Trouver une formation dans une école s’anticipe, même si « beaucoup font des admissions entre juillet et septembre », souligne Laetitia Thery.
« Les candidats post-licence sont nombreux à intégrer une de nos écoles, renchérit Philippe Cattelat, directeur marketing du groupe d’enseignement supérieur privé INSEEC U. Chaque école a sa règle, soit d’admission sur titre soit sur concours. Beaucoup d’étudiants s’inscrivent aux concours entre janvier et avril, mais nous gérons aussi quelques dossiers arrivés en dernière minute à la rentrée. » Pour être équivalente à un master universitaire, cette formation alternative doit délivrer un diplôme de grade master reconnu par l’État. Bon à savoir, pour les étudiants sans solution à l’automne, de plus en plus de formations proposent des rentrées décalées, en janvier ou février, selon des procédures propres. Il faut donc se renseigner auprès des formations visées.

Trouver un stage en entreprise

Autre possibilité : acquérir une expérience professionnelle.

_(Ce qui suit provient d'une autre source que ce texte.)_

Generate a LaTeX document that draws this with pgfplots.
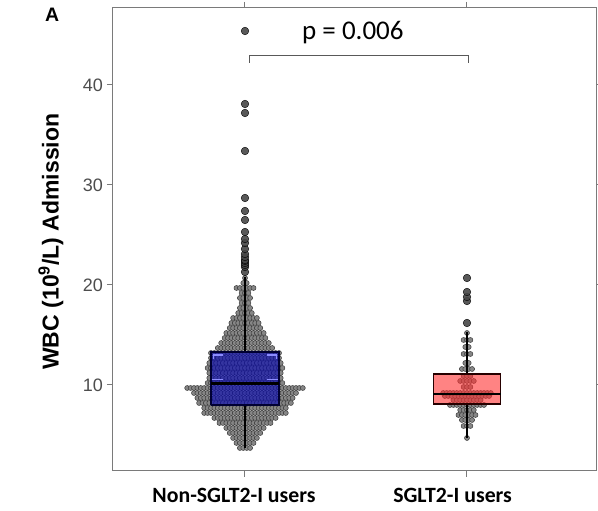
\documentclass[border=0pt]{standalone}
\usepackage{fontspec}
\setmainfont{Liberation Sans}
\newfontfamily\calibri{Carlito}
\usepackage{pgfplots}
\pgfplotsset{compat=1.18}
\definecolor{tickgray}{HTML}{4D4D4D}
\definecolor{framegray}{HTML}{7A7A7A}
\definecolor{dotfill}{HTML}{868686}
\definecolor{dotedge}{HTML}{3A3A3A}
\definecolor{nonbox}{HTML}{0000B4}
\definecolor{nonhigh}{HTML}{8C8CFF}
\definecolor{sgltbox}{HTML}{FF3030}

\begin{document}
\begin{tikzpicture}[x=1pt,y=1pt]
\useasboundingbox (-113,-40) rectangle (485,471);
\begin{axis}[
  name=ax, at={(0,0)}, anchor=south west,
  width=484pt, height=463pt, scale only axis,
  xmin=0.4054, xmax=2.5856, ymin=1.4, ymax=47.7,
  clip=false, clip marker paths=true,
  axis line style={framegray, line width=1pt},
  tick style={framegray, line width=1pt},
  tick align=outside, major tick length=6pt,
  xtick={1,2}, xticklabels={},
  ytick={10,20,30,40},
  /pgf/number format/assume math mode=true,
  yticklabel style={font=\fontsize{18}{18}\selectfont, text=tickgray, anchor=east, inner sep=0pt, xshift=-4pt},
]

% beeswarm of individual patients, non-SGLT2-I users (x in half dot spacings)
\addplot[only marks, mark=*, mark size=2.5pt,
  mark options={fill=dotfill, draw=dotedge, line width=0.5pt},
  x filter/.expression={1+0.00766*x}] coordinates {
(-3,3.7)(-1,3.7)(1,3.7)(3,3.7)
(-5,4.2)(-3,4.2)(-1,4.2)(1,4.2)(3,4.2)(5,4.2)
(-7,4.7)(-5,4.7)(-3,4.7)(-1,4.7)(1,4.7)(3,4.7)(5,4.7)(7,4.7)
(-9,5.2)(-7,5.2)(-5,5.2)(-3,5.2)(-1,5.2)(1,5.2)(3,5.2)(5,5.2)(7,5.2)(9,5.2)
(-11,5.7)(-9,5.7)(-7,5.7)(-5,5.7)(-3,5.7)(-1,5.7)(1,5.7)(3,5.7)(5,5.7)(7,5.7)(9,5.7)(11,5.7)
(-15,6.2)(-13,6.2)(-11,6.2)(-9,6.2)(-7,6.2)(-5,6.2)(-3,6.2)(-1,6.2)(1,6.2)(3,6.2)(5,6.2)(7,6.2)(9,6.2)(11,6.2)(13,6.2)(15,6.2)
(-18,6.7)(-16,6.7)(-14,6.7)(-12,6.7)(-10,6.7)(-8,6.7)(-6,6.7)(-4,6.7)(-2,6.7)(0,6.7)(2,6.7)(4,6.7)(6,6.7)(8,6.7)(10,6.7)(12,6.7)(14,6.7)(16,6.7)(18,6.7)
(-24,7.2)(-22,7.2)(-20,7.2)(-18,7.2)(-16,7.2)(-14,7.2)(-12,7.2)(-10,7.2)(-8,7.2)(-6,7.2)(-4,7.2)(-2,7.2)(0,7.2)(2,7.2)(4,7.2)(6,7.2)(8,7.2)(10,7.2)(12,7.2)(14,7.2)(16,7.2)(18,7.2)(20,7.2)(22,7.2)(24,7.2)
(-24,7.7)(-22,7.7)(-20,7.7)(-18,7.7)(-16,7.7)(-14,7.7)(-12,7.7)(-10,7.7)(-8,7.7)(-6,7.7)(-4,7.7)(-2,7.7)(0,7.7)(2,7.7)(4,7.7)(6,7.7)(8,7.7)(10,7.7)(12,7.7)(14,7.7)(16,7.7)(18,7.7)(20,7.7)(22,7.7)(24,7.7)
(-27,8.2)(-25,8.2)(-23,8.2)(-21,8.2)(-19,8.2)(-17,8.2)(-15,8.2)(-13,8.2)(-11,8.2)(-9,8.2)(-7,8.2)(-5,8.2)(-3,8.2)(-1,8.2)(1,8.2)(3,8.2)(5,8.2)(7,8.2)(9,8.2)(11,8.2)(13,8.2)(15,8.2)(17,8.2)(19,8.2)(21,8.2)(23,8.2)(25,8.2)(27,8.2)
(-28,8.7)(-26,8.7)(-24,8.7)(-22,8.7)(-20,8.7)(-18,8.7)(-16,8.7)(-14,8.7)(-12,8.7)(-10,8.7)(-8,8.7)(-6,8.7)(-4,8.7)(-2,8.7)(0,8.7)(2,8.7)(4,8.7)(6,8.7)(8,8.7)(10,8.7)(12,8.7)(14,8.7)(16,8.7)(18,8.7)(20,8.7)(22,8.7)(24,8.7)(26,8.7)(28,8.7)
(-30,9.2)(-28,9.2)(-26,9.2)(-24,9.2)(-22,9.2)(-20,9.2)(-18,9.2)(-16,9.2)(-14,9.2)(-12,9.2)(-10,9.2)(-8,9.2)(-6,9.2)(-4,9.2)(-2,9.2)(0,9.2)(2,9.2)(4,9.2)(6,9.2)(8,9.2)(10,9.2)(12,9.2)(14,9.2)(16,9.2)(18,9.2)(20,9.2)(22,9.2)(24,9.2)(26,9.2)(28,9.2)(30,9.2)
(-34,9.7)(-32,9.7)(-30,9.7)(-28,9.7)(-26,9.7)(-24,9.7)(-22,9.7)(-20,9.7)(-18,9.7)(-16,9.7)(-14,9.7)(-12,9.7)(-10,9.7)(-8,9.7)(-6,9.7)(-4,9.7)(-2,9.7)(0,9.7)(2,9.7)(4,9.7)(6,9.7)(8,9.7)(10,9.7)(12,9.7)(14,9.7)(16,9.7)(18,9.7)(20,9.7)(22,9.7)(24,9.7)(26,9.7)(28,9.7)(30,9.7)(32,9.7)(34,9.7)
(-22,10.2)(-20,10.2)(-18,10.2)(-16,10.2)(-14,10.2)(-12,10.2)(-10,10.2)(-8,10.2)(-6,10.2)(-4,10.2)(-2,10.2)(0,10.2)(2,10.2)(4,10.2)(6,10.2)(8,10.2)(10,10.2)(12,10.2)(14,10.2)(16,10.2)(18,10.2)(20,10.2)(22,10.2)
(-21,10.7)(-19,10.7)(-17,10.7)(-15,10.7)(-13,10.7)(-11,10.7)(-9,10.7)(-7,10.7)(-5,10.7)(-3,10.7)(-1,10.7)(1,10.7)(3,10.7)(5,10.7)(7,10.7)(9,10.7)(11,10.7)(13,10.7)(15,10.7)(17,10.7)(19,10.7)(21,10.7)
(-21,11.2)(-19,11.2)(-17,11.2)(-15,11.2)(-13,11.2)(-11,11.2)(-9,11.2)(-7,11.2)(-5,11.2)(-3,11.2)(-1,11.2)(1,11.2)(3,11.2)(5,11.2)(7,11.2)(9,11.2)(11,11.2)(13,11.2)(15,11.2)(17,11.2)(19,11.2)(21,11.2)
(-22,11.7)(-20,11.7)(-18,11.7)(-16,11.7)(-14,11.7)(-12,11.7)(-10,11.7)(-8,11.7)(-6,11.7)(-4,11.7)(-2,11.7)(0,11.7)(2,11.7)(4,11.7)(6,11.7)(8,11.7)(10,11.7)(12,11.7)(14,11.7)(16,11.7)(18,11.7)(20,11.7)(22,11.7)
(-21,12.2)(-19,12.2)(-17,12.2)(-15,12.2)(-13,12.2)(-11,12.2)(-9,12.2)(-7,12.2)(-5,12.2)(-3,12.2)(-1,12.2)(1,12.2)(3,12.2)(5,12.2)(7,12.2)(9,12.2)(11,12.2)(13,12.2)(15,12.2)(17,12.2)(19,12.2)(21,12.2)
(-20,12.7)(-18,12.7)(-16,12.7)(-14,12.7)(-12,12.7)(-10,12.7)(-8,12.7)(-6,12.7)(-4,12.7)(-2,12.7)(0,12.7)(2,12.7)(4,12.7)(6,12.7)(8,12.7)(10,12.7)(12,12.7)(14,12.7)(16,12.7)(18,12.7)(20,12.7)
(-20,13.2)(-18,13.2)(-16,13.2)(-14,13.2)(-12,13.2)(-10,13.2)(-8,13.2)(-6,13.2)(-4,13.2)(-2,13.2)(0,13.2)(2,13.2)(4,13.2)(6,13.2)(8,13.2)(10,13.2)(12,13.2)(14,13.2)(16,13.2)(18,13.2)(20,13.2)
(-16,13.7)(-14,13.7)(-12,13.7)(-10,13.7)(-8,13.7)(-6,13.7)(-4,13.7)(-2,13.7)(0,13.7)(2,13.7)(4,13.7)(6,13.7)(8,13.7)(10,13.7)(12,13.7)(14,13.7)(16,13.7)
(-14,14.2)(-12,14.2)(-10,14.2)(-8,14.2)(-6,14.2)(-4,14.2)(-2,14.2)(0,14.2)(2,14.2)(4,14.2)(6,14.2)(8,14.2)(10,14.2)(12,14.2)(14,14.2)
(-12,14.7)(-10,14.7)(-8,14.7)(-6,14.7)(-4,14.7)(-2,14.7)(0,14.7)(2,14.7)(4,14.7)(6,14.7)(8,14.7)(10,14.7)(12,14.7)
(-11,15.2)(-9,15.2)(-7,15.2)(-5,15.2)(-3,15.2)(-1,15.2)(1,15.2)(3,15.2)(5,15.2)(7,15.2)(9,15.2)(11,15.2)
(-9,15.7)(-7,15.7)(-5,15.7)(-3,15.7)(-1,15.7)(1,15.7)(3,15.7)(5,15.7)(7,15.7)(9,15.7)
(-8,16.2)(-6,16.2)(-4,16.2)(-2,16.2)(0,16.2)(2,16.2)(4,16.2)(6,16.2)(8,16.2)
(-7,16.7)(-5,16.7)(-3,16.7)(-1,16.7)(1,16.7)(3,16.7)(5,16.7)(7,16.7)
(-4,17.2)(-2,17.2)(0,17.2)(2,17.2)(4,17.2)
(-3,17.7)(-1,17.7)(1,17.7)(3,17.7)
(-2,18.2)(0,18.2)(2,18.2)
(-3,18.7)(-1,18.7)(1,18.7)(3,18.7)
(-2,19.2)(0,19.2)(2,19.2)
(-5,19.7)(-3,19.7)(-1,19.7)(1,19.7)(3,19.7)(5,19.7)
(-1,20.2)(1,20.2)
(0,20.7)
};

% beeswarm of individual patients, SGLT2-I users
\addplot[only marks, mark=*, mark size=2.5pt,
  mark options={fill=dotfill, draw=dotedge, line width=0.5pt},
  x filter/.expression={2+0.00766*x}] coordinates {
(0,4.7)
(-2,5.9)(0,5.9)(2,5.9)
(-3,6.5)(-1,6.5)(1,6.5)(3,6.5)
(-5,7.0)(-3,7.0)(-1,7.0)(1,7.0)(3,7.0)(5,7.0)
(-4,7.5)(-2,7.5)(0,7.5)(2,7.5)(4,7.5)
(-10,8.0)(-8,8.0)(-6,8.0)(-4,8.0)(-2,8.0)(0,8.0)(2,8.0)(4,8.0)(6,8.0)(8,8.0)(10,8.0)
(-8,8.5)(-6,8.5)(-4,8.5)(-2,8.5)(0,8.5)(2,8.5)(4,8.5)(6,8.5)(8,8.5)
(-13,8.9)(-11,8.9)(-9,8.9)(-7,8.9)(-5,8.9)(-3,8.9)(-1,8.9)(1,8.9)(3,8.9)(5,8.9)(7,8.9)(9,8.9)(11,8.9)(13,8.9)
(-14,9.2)(-12,9.2)(-10,9.2)(-8,9.2)(-6,9.2)(-4,9.2)(-2,9.2)(0,9.2)(2,9.2)(4,9.2)(6,9.2)(8,9.2)(10,9.2)(12,9.2)(14,9.2)
(-2,9.8)(0,9.8)(2,9.8)
(-4,10.4)(-2,10.4)(0,10.4)(2,10.4)(4,10.4)
(-2,10.9)(0,10.9)(2,10.9)
(-3,11.6)(-1,11.6)(1,11.6)(3,11.6)
(-1,12.2)(1,12.2)
(-2,13.1)(0,13.1)(2,13.1)
(-1,13.8)(1,13.8)
(-2,14.5)(0,14.5)(2,14.5)
(0,15.2)
};

% whiskers (lower whisker to Q1, Q3 to upper whisker)
\addplot[mark=none, draw=black, line width=1.2pt] coordinates {(1,3.7) (1,8.0)};
\addplot[mark=none, draw=black, line width=1.2pt] coordinates {(1,13.3) (1,20.8)};
\addplot[mark=none, draw=black, line width=1.2pt] coordinates {(2,4.7) (2,8.1)};
\addplot[mark=none, draw=black, line width=1.2pt] coordinates {(2,11.1) (2,15.3)};

% interquartile boxes
\addplot[mark=none, draw=black!80!blue, line width=1.1pt, fill=nonbox, fill opacity=0.6]
  coordinates {(0.847,8.0) (1.153,8.0) (1.153,13.3) (0.847,13.3) (0.847,8.0)};
\addplot[mark=none, draw=black!85!red, line width=1.1pt, fill=sgltbox, fill opacity=0.6]
  coordinates {(1.848,8.1) (2.152,8.1) (2.152,11.1) (1.848,11.1) (1.848,8.1)};

% lighter inner edges of the blue box
\addplot[mark=none, draw=nonhigh, line width=1.6pt] coordinates {(0.858,12.6) (0.858,13.0) (0.90,13.0)};
\addplot[mark=none, draw=nonhigh, line width=1.6pt] coordinates {(1.142,12.6) (1.142,13.0) (1.10,13.0)};
\addplot[mark=none, draw=nonhigh, line width=1.6pt] coordinates {(0.85,10.55) (0.90,10.55)};
\addplot[mark=none, draw=nonhigh, line width=1.6pt] coordinates {(1.10,10.55) (1.15,10.55)};

% medians
\addplot[mark=none, draw=black, line width=2.6pt] coordinates {(0.847,10.15) (1.153,10.15)};
\addplot[mark=none, draw=black, line width=2.6pt] coordinates {(1.848,9.1) (2.152,9.1)};

% outliers beyond the whiskers
\addplot[only marks, mark=*, mark size=3.8pt,
  mark options={fill=black!72, draw=none, fill opacity=0.9}] coordinates {
(1,21.3)(1,21.8)(1,22.0)(1,22.2)(1,22.4)(1,22.5)(1,22.8)(1,23.1)(1,23.6)(1,24.2)
(1,24.6)(1,25.3)(1,26.5)(1,27.4)(1,28.7)(1,33.4)(1,37.2)(1,38.1)(1,45.4)
(2,16.2)(2,18.4)(2,18.8)(2,19.3)(2,20.7)
};

% significance bracket
\addplot[mark=none, color=black!65, line width=1pt] coordinates {
(1.02,42.2) (1.02,42.93) (2.006,42.93) (2.006,42.2)};
\node[font=\calibri\fontsize{27}{27}\selectfont] at (axis cs:1.486,45.2) {p = 0.006};

% category labels
\node[anchor=base, font=\calibri\bfseries\fontsize{21.8}{22}\selectfont]
  at ([xshift=-11pt,yshift=-32pt]axis cs:1,1.4) {Non-SGLT2-I users};
\node[anchor=base, font=\calibri\bfseries\fontsize{21.8}{22}\selectfont]
  at ([xshift=-14.4pt,yshift=-32pt]axis cs:2,1.4) {SGLT2-I users};

% y axis title and panel letter
\node[rotate=90, font=\bfseries\fontsize{23}{24}\selectfont]
  at ([xshift=-62pt]axis cs:0.4054,24.33) {WBC (10\textsuperscript{9}/L) Admission};
\node[anchor=north west, inner sep=0pt, font=\bfseries\fontsize{19.5}{20}\selectfont]
  at ([xshift=-68pt]axis cs:0.4054,47.7) {A};
\end{axis}
\end{tikzpicture}
\end{document}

C’est la solution choisie par Adrien, 23 ans, titulaire depuis 2019 d’une licence de gestion de l’IAE (Institut d’administration des entreprises) de Lyon. « J’étais un peu perdu et j’avais postulé dans six masters, mais sans grande conviction, admet-il. Pour les masters de la Sorbonne et de Dauphine, il faut avoir un très bon niveau académique. Et, à l’IAE, j’ai raté l’épreuve orale de groupe. J’étais le seul à ne pas avoir de projet concret, tous les autres candidats avaient une idée, voire déjà une entreprise. » Loin de se décourager, il sollicite une convention de stage auprès de l’université Lyon 3 dont dépend l’IAE. « Au début, la fac a dit non, mais j’y suis retourné tous les jours pendant deux semaines. La troisième semaine, j’avais ma convention ! » Très vite, Adrien trouve un stage grâce au site Welcome to the Jungle. Il est employé jusqu’en janvier dans une entreprise agroalimentaire à Paris. Fort de cette expérience, il enchaîne avec un autre stage dans une start-up, de février à juillet. Un pari gagnant : « Cette fois mon dossier a été accepté en master à l’IAE…, mais j’ai refusé la place », s’amuse l’étudiant, qui a intégré l’EM Lyon, une école de commerce.

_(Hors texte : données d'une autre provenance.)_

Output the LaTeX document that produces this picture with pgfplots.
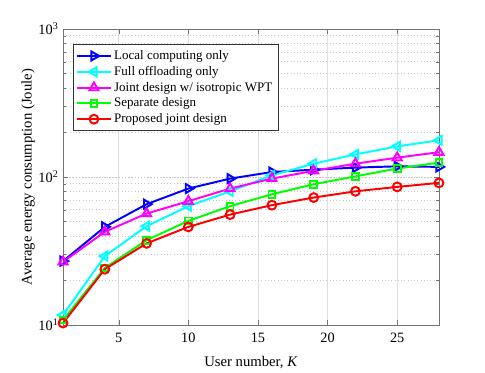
\documentclass[border=0pt]{standalone}
\usepackage{pgfplots}
\pgfplotsset{compat=1.18}
\usepackage{fontspec}
\setmainfont{Liberation Serif}
\definecolor{mblue}{rgb}{0,0,1}
\definecolor{mcyan}{rgb}{0,1,1}
\definecolor{mmag}{rgb}{1,0,1}
\definecolor{mgreen}{rgb}{0,1,0}
\definecolor{mred}{rgb}{1,0,0}
\begin{document}
\begin{tikzpicture}
\path (-48.5pt,-32.3pt) rectangle (324.6pt,250pt);
\begin{axis}[
  scale only axis, width=289.2pt, height=227.7pt,
  ymode=log, xmin=1, xmax=28, ymin=10, ymax=1000,
  xtick={5,10,15,20,25}, xticklabels={5,10,15,20,25},
  ytick={10,100,1000}, yticklabels={10\textsuperscript{1},10\textsuperscript{2},10\textsuperscript{3}},
  tick align=inside, tick pos=both,
  axis line style={black!55}, tick style={black!55},
  major tick length=4pt, minor tick length=2pt,
  xmajorgrids, ymajorgrids, yminorgrids,
  x grid style={gray!25, line width=0.5pt},
  y grid style={gray!45, dotted, line width=0.5pt},
  minor y grid style={gray!45, dotted, line width=0.5pt},
  xlabel={User number, \textit{K}}, ylabel={Average energy consumption (Joule)},
  xticklabel style={yshift=-3pt},
  xlabel style={yshift=-3pt}, ylabel style={yshift=-4pt},
  ticklabel style={font=\fontsize{11}{12}\selectfont},
  label style={font=\fontsize{11.3}{12}\selectfont},
  legend style={at={(0.026,0.948)}, anchor=north west, draw=black!80, font=\fontsize{10}{12}\selectfont, row sep=-0.3pt, inner sep=2.5pt, cells={anchor=west}},
  legend image code/.code={\draw[mark repeat=2,mark phase=2] plot coordinates {(0cm,0cm)(0.45cm,0cm)(0.9cm,0cm)};},
  every axis plot/.append style={line width=1.5pt},
]
\addplot[mblue, mark=triangle, mark size=4pt, mark options={rotate=-90, solid}] coordinates {
(1,27.0)(4,46)(7,65.5)(10,83.5)(13,97.5)(16,108)(19,112)(22,115.7)(25,118)(28,117)};
\addlegendentry{Local computing only}
\addplot[mcyan, mark=triangle, mark size=4pt, mark options={rotate=90, solid}] coordinates {
(1,11.7)(4,29.2)(7,46.5)(10,63.5)(13,80)(16,102.6)(19,123)(22,142)(25,161)(28,177)};
\addlegendentry{Full offloading only}
\addplot[mmag, mark=triangle, mark size=4pt] coordinates {
(1,26.7)(4,42.6)(7,56.6)(10,68.6)(13,83.5)(16,97.5)(19,110)(22,123)(25,135)(28,147)};
\addlegendentry{Joint design w/ isotropic WPT}
\addplot[mgreen, mark=square, mark size=2.6pt] coordinates {
(1,10.8)(4,24.3)(7,37.4)(10,50.5)(13,63.5)(16,76.4)(19,89.3)(22,101)(25,114)(28,125)};
\addlegendentry{Separate design}
\addplot[mred, mark=o, mark size=3.4pt] coordinates {
(1,10.3)(4,23.8)(7,35.6)(10,46)(13,55.7)(16,64.5)(19,72.6)(22,80)(25,85.7)(28,91.2)};
\addlegendentry{Proposed joint design}
\end{axis}
\end{tikzpicture}
\end{document}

 « Tant qu’on n’a pas trouvé son master, on est étudiant et la faculté peut faire une convention de stage, confirme Laetitia Thery. Avoir un petit job dans une boulangerie est mieux que rien, mais les stages en rapport avec le projet professionnel permettent de développer des compétences qui consolideront le dossier pour le master. » De même pour les années de césure à l’étranger – hors période de pandémie : « Ce type de césure, surtout quand c’est pour faire un stage ou un service civique, est très bien vu dans les universités, les écoles et les entreprises », assure la coach d’orientation. Avec toujours ce conseil en tête : plus le projet est anticipé, plus il sera facile à réaliser !

Le service civique, du temps pour rebondir

Témoignage Martin, 21 ans  

Martin, 21 ans, a choisi de faire une année de césure après sa licence de sciences politiques européennes, à l’ESPOL de Lille. En juin, il a postulé à une offre sur le site du service civique : « La seule qui correspondait à la branche qui m’intéresse : les affaires européennes ». Recruté en septembre 2020, il rejoint les Jeunes européens-Strasbourg, une association qui sensibilise les élèves à la citoyenneté européenne. Avec sa convention de vingt-quatre heures hebdomadaires, Adrien est payé 580 euros par mois. Au cours de ses huit mois de mission, il mobilise des bénévoles, contacte des partenaires éducatifs et participe aux interventions dans les établissements scolaires. « Cette expérience professionnelle me conforte dans mon choix de master de politique publique européenne. J’ai le temps de bien préparer mes candidatures. Alors qu’en troisième année de licence, avec le mémoire et les partiels, j’avais la tête dans le guidon », se souvient-il, avec le bon espoir que ce service civique lui ouvre les portes des « meilleurs masters » de sa liste.